Pic 1.
Think of it this way. In straight and level flight, lift must be constant. So at any point on the drag curve, the lift required is the same. Therefore the point where the drag curve is a minimum is the most efficient, as it produces the least drag, but still gives the same lift as other points on the curve. This then corresponds to the points you have listed under the pic.
Pic 2.
Endurance is related to how much fuel you burn. The more you burn, the faster you run out! Bob puts it very simply in his book. Power is a rate, and you can think of it as a rate of burning fuel. The less power you use, the less the rpm's you use, the less rpms you use, the less fuel the engine is using per minute i.e. it is taking a smaller bite of fuel (lower rpm). Therefore, for maximum endurance, you would operate at the least power required, point x on the graph.

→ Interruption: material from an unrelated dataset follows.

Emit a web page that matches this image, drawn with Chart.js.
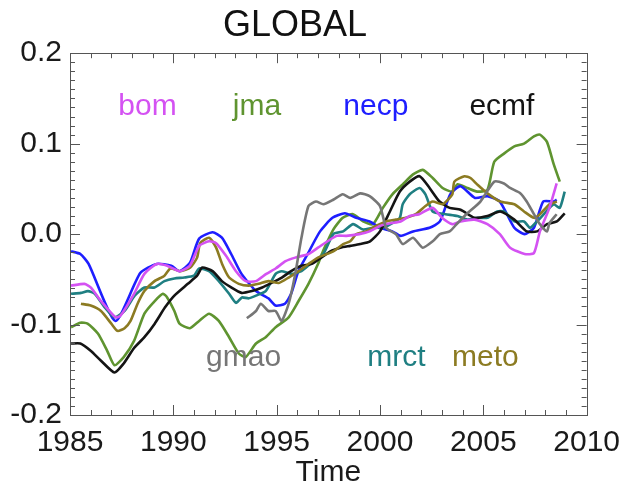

Alternatively a simple way of looking at it is like peddling a bike. The faster you pedal, the more energy (fuel) you use so your become tired (run out of fuel) more quickly. The slower you have to pedal, the longer it will take for you to become tired.
Pic 3.
Not sure what you want to know here, but the answers would be the same as pic 1. The highest L/D point will occur when the airframe is operating at its most efficient angle of attack i.e. The least total drag.
Pic 4.
Not sure what you wan to know here either? But CL will increase all the way upto the stalling angle, and then drop off as the stalling aoa is exceeded. I like to think of the CL as how efficiently the aerofoil can use the energy of the airflow to produce lift. At high angles of attack, the wings can "manipulate" the airflow more to produce the required lift (until the critical angle is exceeded)
Hope that helps, these are just the pointers I use myself to understand how the graphs work. Someone else might be able to help you more if its not sufficient for your needs.